I feel a bit more optimistic about the next election. Whoever opposes Trump won't be nearly as incompetent with information tech as Clinton (who apparently does not even use desktop computers) and her people were. I only hope that whoever runs against him is qualified and not compromised in terms of integrity. The problem is, the experienced candidates are the ones most vulnerable to the slander as well as legitimate criticism and exposure. I bet that if the Russians are behind the hack they knew that even if Trump can't get elected twice, the whole thing will weaken the presidency in the long run regardless of who is in office.

Sandy said...

It's hard to decide whether we've fallen into a Philip K. Dick novel or one by Norman Spinrad. Most disturbing.

Michael J said...

Hi Michael,

Regarding the leaked emails, the Democrats haven't denied the authenticity of the messages. And Wikileaks has repeatedly stated that they were given the messages by Democratic Party leakers who were irate over the DNC rigging the primary against Bernie Sanders, not by the Russians.

Even assuming the Russians did hack the DNC, that simply points to pathetically bad security on the part of the Democrats. A few news stories, not necessarily credible, have claimed that the DNC was hacked by multiple different foreign governments -- so perhaps it was the Chinese, or the British, or the Israelis, or cannibals from Papua New Guinea.

But, as said, Wikileaks themselves have stated that it was DNC insider leakers who handed over the information, so Occam's Razor says to go with that.

Secondly, the CIA never said the voting machines were hacked. Jill Stein has been flogging that narrative, basing it on three computer science professors' argument that the reported votes don't match what their election models predicted.

The problem with this, of course, is that their election modeling software is just a model. Consider the infamous "hockey stick" temperature rise "predicted" by East Anglia University's climate change model, which the university's so-called "scientists" kept promoting without releasing their code for evaluation -- was the model any good? did the source code have bugs? were we all doomed to a fiery death? No one knew.

Then, of course, East Anglia's CRU got hacked and the hackers dumped all of their source code and documentation and emails out into public view, and so the world got to see that East Anglia's model's source code hardwired in the "hockey stick" temperature rise. In other words, the "model" was a sham.

A model is only as good as the worst of many factors that go into creating it: the data, the coding, and the thought process for creating the model, just to name a few. And in the end, if the model's predictions don't match the results, that's generally the fault of a flawed model, not of the results.

The election boards, a couple of federal judges, and multiple testers have found no evidence of hacking or of systematic voting machine fraud from hacked machines.
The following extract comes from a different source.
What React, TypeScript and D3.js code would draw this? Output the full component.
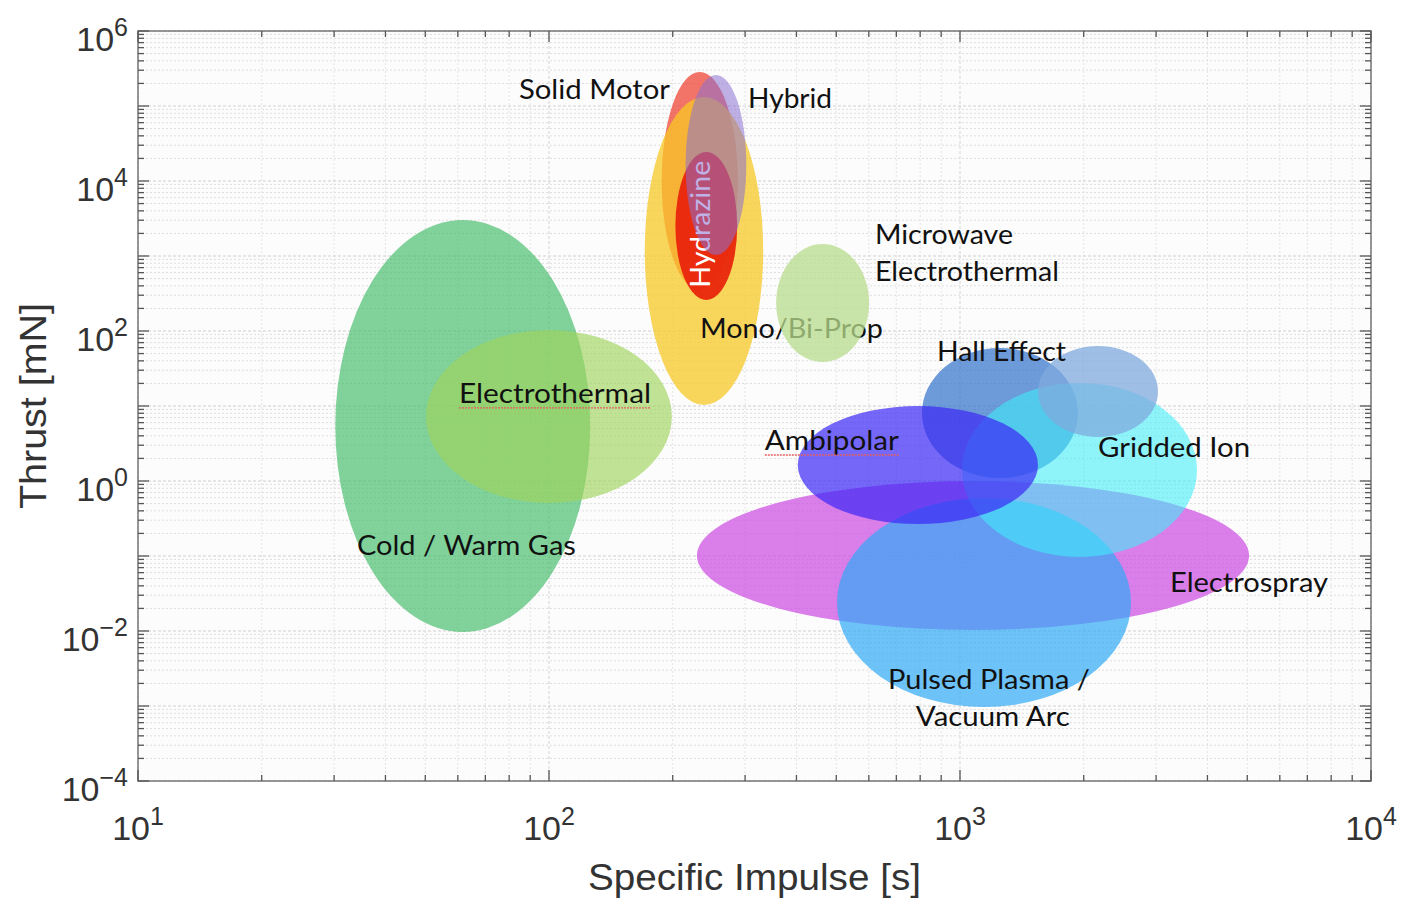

The CS professors, who are not professional election modelers, are the first ones to check to see if they produced a flawed model, not the voters or alleged Russian hackers.

But what has been found, thanks to Jill Stein's little crusade, is fraud on the part of election officials in Detroit, who intentionally ran paper ballots through tabulating machines multiple times in order to drive up vote counts for Clinton. In one precinct, fifty (50) paper ballots were placed into a sealed envelope which was marked as containing three hundred and six (306) paper ballots. That precinct submitted a certified vote count to the state of Michigan of 306 votes, 90% or so of which were for Clinton.

Yet there were only fifty ballots in the sealed envelope. Oops. Somebody has some 'splainin to do. And it isn't voting-machine programmers, Russian hackers, Trump, Republicans, or even Jill Stein.

Thirty-seven percent (37%) of precincts had such fraud. Some even had more votes counted than the number of registered voters in the precincts.

Just good old election-rigging, same as the Democrats have been doing for generations in Chicago, Detroit, Boston, NYC, and elsewhere.

So, anyway. In the end, neither of the "Russians hacked the election!" narrative really matters. The only U.S. citizens whose votes almost didn't matter were the Republicans in Michigan who nearly saw their state stolen -- if the Democrats had run through another ten thousand or so fraudulent votes, Michigan might have been flipped. Luckily, Trump's victory margin was higher than the amount of fraud the Democrats thought they could get away with.